The visibility code, especially the deprecated variables is basically a repository of the “Current Thing.” Elections of various countries (brazil, France, Philippines), covid19, covid19vaccine. Even project Libra (Facebook crypto) makes an appearance. India_Covid19 also has a special place elsewhere in the code for some reason
<sarcasm> So of course Twitter is a private company so they can do whatever they want. They are also an arm of the state, which ALSO means they can do whatever they want. </sarcasm>
In all seriousness, it’s unclear how to handle the situation of the government trying to control discourse by putting pressure on Twitter. If governments will always try to control speech, social media will have to provide consistent tools for them to do so within a proper legal framework. However, America doesn’t have a coherent way to think about speech control. Overtly controlling speech risks 1st amendment lawsuits, so instead the government does so covertly, as Twitter files demonstrate.
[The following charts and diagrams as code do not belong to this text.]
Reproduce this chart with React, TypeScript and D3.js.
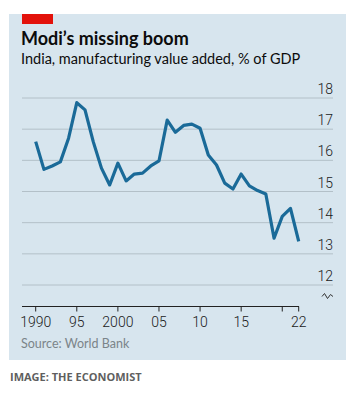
import React from "react";
import * as d3 from "d3";

const years: number[] = [1990,1991,1992,1993,1994,1995,1996,1997,1998,1999,2000,2001,2002,2003,2004,2005,2006,2007,2008,2009,2010,2011,2012,2013,2014,2015,2016,2017,2018,2019,2020,2021,2022];
const values: number[] = [16.6,15.71,15.82,15.95,16.71,17.85,17.62,16.6,15.75,15.21,15.91,15.34,15.56,15.59,15.82,15.98,17.29,16.9,17.12,17.16,17.03,16.17,15.85,15.27,15.08,15.56,15.18,15.03,14.92,13.5,14.2,14.46,13.4];
const yTicks: number[] = [12,13,14,15,16,17,18];
const xTicks: number[] = [1990,1995,2000,2005,2010,2015,2020,2022];
const xTickLabels: string[] = ["1990","95","2000","05","10","15","","22"];

const title = "Modi\u2019s missing boom";
const subtitle = "India, manufacturing value added, % of GDP";
const source = "Source: World Bank";
const credit = "IMAGE: THE ECONOMIST";

export default function App() {
  const W = 358, H = 393;
  const x = d3.scaleLinear().domain([1990, 2022]).range([35.7, 298.7]);
  const y = d3.scaleLinear().domain([12, 18]).range([285, 98]);
  const line = d3.line<number>().x((_, i) => x(years[i])).y((d) => y(d)).curve(d3.curveLinear);
  const font = "'Lato', 'Open Sans', sans-serif";
  const axisY = 306.5;
  return (
    <svg width={W} height={H} style={{ position: "absolute", left: 0, top: 0, background: "#fff" }} fontFamily={font}>
      <rect x={9} y={14} width={337} height={346} fill="#d7e5ee" />
      <rect x={22} y={14} width={31} height={10} fill="#e3120b" />
      <text x={21} y={45} fontSize={18} fontWeight={700} fill="#0c0c0c">{title}</text>
      <text x={21} y={64} fontSize={14.5} fill="#0c0c0c">{subtitle}</text>
      {yTicks.map((t) => (
        <g key={t}>
          <line x1={22} x2={333} y1={y(t)} y2={y(t)} stroke="#b3c0c8" strokeWidth={1} />
          <text x={333} y={y(t) - 4} textAnchor="end" fontSize={14} fill="#1a1a1a" fontFamily="'Roboto', sans-serif" fontWeight={300}>{t}</text>
        </g>
      ))}
      <path d="M322,296.5 L324.5,293.5 L327.5,298.5 L330.5,294.5 L333,296.5" fill="none" stroke="#333" strokeWidth={1} />
      <line x1={22} x2={299} y1={axisY} y2={axisY} stroke="#222" strokeWidth={1} />
      {xTicks.map((t, i) => (
        <g key={t}>
          <line x1={x(t)} x2={x(t)} y1={axisY} y2={axisY + 5} stroke="#222" strokeWidth={1} />
          <text x={x(t)} y={327} textAnchor="middle" fontSize={14} fill="#1a1a1a" fontFamily="'Roboto', sans-serif" fontWeight={300}>{xTickLabels[i]}</text>
        </g>
      ))}
      <path d={line(values) || ""} fill="none" stroke="#1a6a98" strokeWidth={3.2} strokeLinejoin="round" />
      <text x={21} y={348} fontSize={12.5} fill="#7b8489">{source}</text>
      <text x={10} y={381} fontSize={11} fontWeight={700} fill="#5f5f5f" fontFamily="'Open Sans', sans-serif">{credit}</text>
    </svg>
  );
}
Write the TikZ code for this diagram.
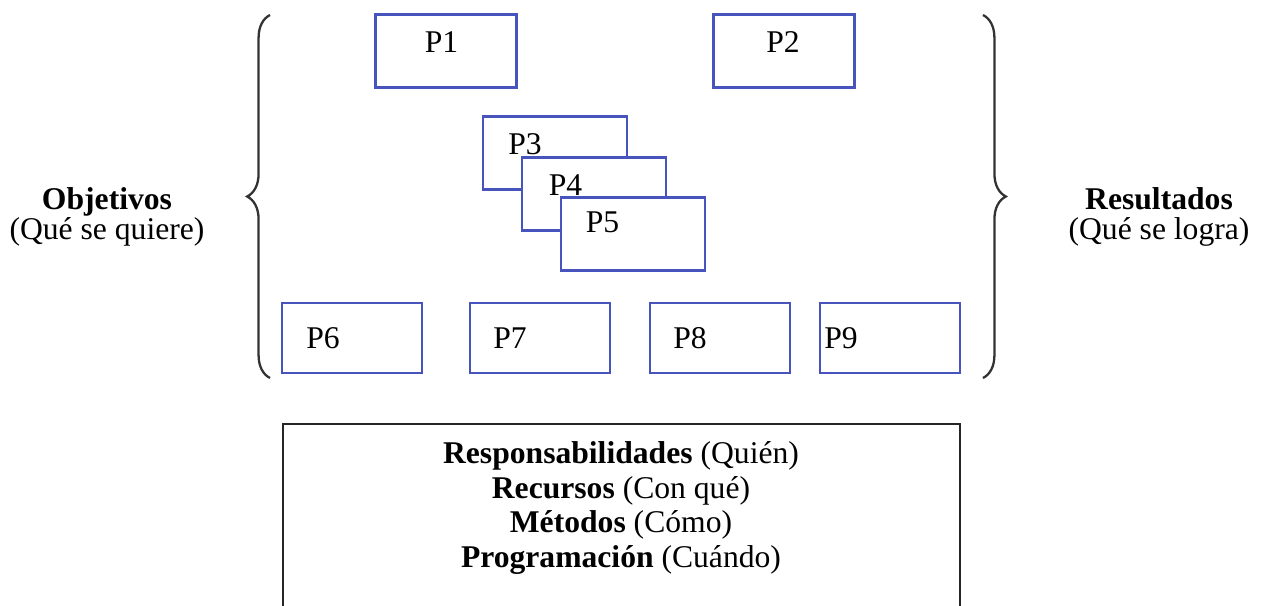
\documentclass[tikz,border=0pt]{standalone}
\usepackage{fontspec}
\setmainfont{Liberation Serif}
\usepackage{xcolor}
\usepackage{tikz}
\usetikzlibrary{positioning, decorations.pathreplacing}
\definecolor{boxblue}{RGB}{72,84,190}

\begin{document}
\begin{tikzpicture}[
        x=0.02cm, y=-0.02cm,
        font=\fontsize{18}{20}\selectfont,
        pbox/.style={rectangle, draw=boxblue, line width=1.4pt, fill=white, minimum width=2.82cm, minimum height=1.46cm, inner sep=0pt},
        sbox/.style={pbox, minimum width=2.88cm},
        rbox/.style={pbox, minimum width=2.8cm, minimum height=1.4cm},
        side/.style={align=center, font=\fontsize{18}{17}\selectfont},
        curly/.style={decorate, decoration={brace, amplitude=13pt}, line width=1.3pt, draw=black!80},
        panel/.style={rectangle, draw=black!85, line width=1.3pt, minimum width=13.54cm, minimum height=3.94cm, anchor=north}
    ]
        \useasboundingbox (0,0) rectangle (1263,605);

        % top pair
        \node[pbox, label={[xshift=-0.09cm, yshift=0.17cm]center:P1}] (P1) at (446,51) {};
        \node[pbox, label={[xshift=-0.02cm, yshift=0.17cm]center:P2}] (P2) at (784,51) {};

        % stacked boxes
        \node[sbox, label={[xshift=-0.6cm, yshift=0.17cm]center:P3}] (P3) at (555,153) {};
        \node[sbox, label={[xshift=-0.57cm, yshift=0.18cm]center:P4}] (P4) at (594,194) {};
        \node[sbox, label={[xshift=-0.61cm, yshift=0.23cm]center:P5}] (P5) at (633,234) {};

        % bottom row
        \node[rbox, label={[xshift=-0.58cm]center:P6}] (P6) at (352,338) {};
        \node[rbox, label={[xshift=-0.6cm]center:P7}] (P7) at (540,338) {};
        \node[rbox, label={[xshift=-0.6cm]center:P8}] (P8) at (720,338) {};
        \node[rbox, label={[xshift=-0.98cm]center:P9}] (P9) at (890,338) {};

        % braces
        \draw[curly] (270,378) -- (270,15);
        \draw[curly] (983,15) -- (983,378);

        \node[side] (obj) at (107,217) {\textbf{Objetivos}\\(Qué se quiere)};
        \node[side] (res) at (1159,217) {\textbf{Resultados}\\(Qué se logra)};

        % lower panel
        \node[panel] (marco) at (621.5,423) {};
        \node[align=center, font=\fontsize{18}{19.8}\selectfont] (tareas) at (621,508) {\textbf{Responsabilidades} (Quién)\\
            \textbf{Recursos} (Con qué)\\
            \textbf{Métodos} (Cómo)\\
            \textbf{Programación} (Cuándo)};
    \end{tikzpicture}
\end{document}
The general point of the code is that it’s a mess. “GeneralMisinfo” is mixed together with “UntrustedUrl” is mixed with “ViolenceHighRecall” is mixed with “ukraine…”
It is somewhat good to have a file with all the labels, but notions of precision / recall need to be different concerns from “topic concerns.” Otherwise, this all looks like backdoors inside backdoors.
Follow Recommendation Service
I am not a lawyer, but is this … legal?
If you are boosting both candidates for an office equally, you might be ok, but it can easily boost people un-equally due to other parts of the algorithm, thus creating an unregistered donation.
Overall, the code leaves me less impressed than the blogs / papers. There is a lot of political stuff mixed in with other concerns, reading and having a strong opinion on the text of the post is bad, and there is strange treatments of links. Lots of work would have to be done to fix this.
Unless of course, Elon pays me 42.069 million to rip EVERYTHING out and start over.
Hey Pasha, really enjoyed this post!
What I'm confused about is where in the pipeline the Light ranker vs the heavy ranker are used? It seems that the light ranker is used to evaluate the potential candidate tweets in the candidate sourcing stage, whereas the heavy ranker is then utilized to filter the aggregated list?